I was wondering about getting some small unit for playing the old DOS and Windows 9x games, like Terminator: Future Shock. I have found this interesting small computer from Germany and I wanted to know your opinions on it. http://www.ebay.com/itm/MINI-COMPUT...D-SSD-512MB-RS-232-VGA-PARALLEL-/222068710858 http://www.ebay.com/itm/HP-MINI-COM...800MHZ-64MB-SSD-RS-232-PARALLEL-/322056130967
Not much info on the sound chip, that'd be nice to know more about especially for DOS gaming. And I can't say much about the SIS graphics either, may or may not work well - but you won't be running any 3DFX stuff with it like you could with a "normal" PC you can just stick a Voodoo card in. Not an issue if you're mostly into 2D games or ones with software rendering, or if you find a Glide wrapper that works for you (afaik those work for Windows titles only though, and you might have to boot into WinXP).
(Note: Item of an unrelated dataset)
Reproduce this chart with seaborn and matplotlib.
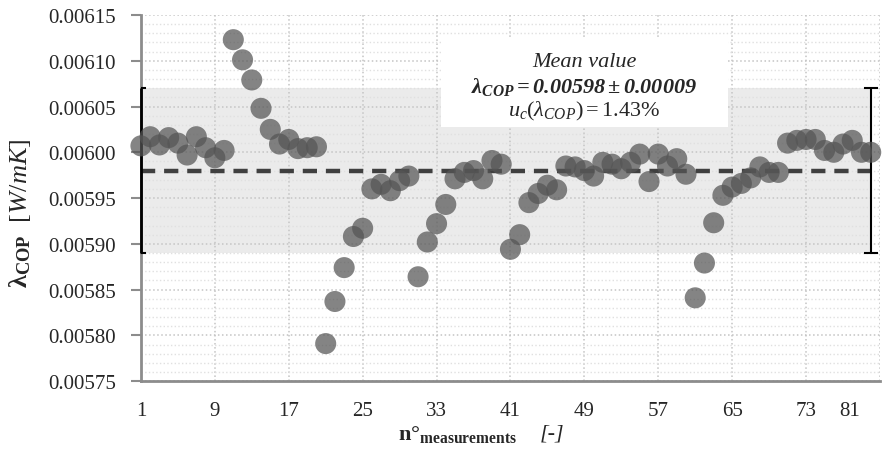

If space is an issue, and you're OK with the sound possibly being a bit off, and some issues that may crop up not being fixable that due to the fixed hardware, sure, go for it. Then again for the asking price you could probably get a decent used desktop machine, with swappable parts.
Nice compact computer, but then you will have a separate computer that needs booting just to play the older games. Plus having to share a monitor though a PVM Switch helps here. DOS BOX and Windows Virtual PC For Windows XP you can use Microsoft Virtual PC in your modern PC. When I had a DOS/Windows Workgroups 3.11 PC, I setup a CHOICE Menu in the CONFIG.SYS and AUTOEX.BAT files which would set the memory parameters such as EMMS or just HIMEM or no Memory Management depending on what each game required. A reboot of the PC would be required for the different memory configurations. DOS Box a much better route which has great compatibility. It boots up with EMMS/HIMEM/CLEAN BOOT all automatic to support each game particular memory requirement and has multilple Soundcard brand support all "built in". Run Soundblaster or Gravis or Adlib, DOSBox already setup for all with no need of rebooting. Fortunately I had backed up all the older DOS games to CDRs, an easy transfer to the newer Win 7 64bit PC running DOS Box. DOS Box runs Windows Workgroups 3.11, games and ALL the Creative Soundblaster demo programs including the Talking Parrot, proof of great soundcard compatibility!
I keep running into games that don't work with DOSBox (last one was just a week ago), but for 95% of the stuff you throw at it it's great. It's also well known by now, so I assumed Colek has a reason for wanting a dedicated machine.
DOS games may require a SoundBlaster-compatible card. What's bad about SIS? I've never owned one, so I have no idea.
Sorry if that came across as knocking SIS. I meant I have no idea if they're good or not, but that this might warrant further investigation. About the sound, you might get by with just a SB but might want e.g. an AWE32 and/or any of the various MIDI cards at some point since they all sound different (with the SB being the lowest common denominator).
Thanks for your help guys, I guess I'll just go ahead and use DosBox for my gaming That MIDI soundfont sounds amazing btw -
Yup, the Roland devices - specifically the SCC-1 I believe - are what the game was developed on. So it makes sense that this sounds good.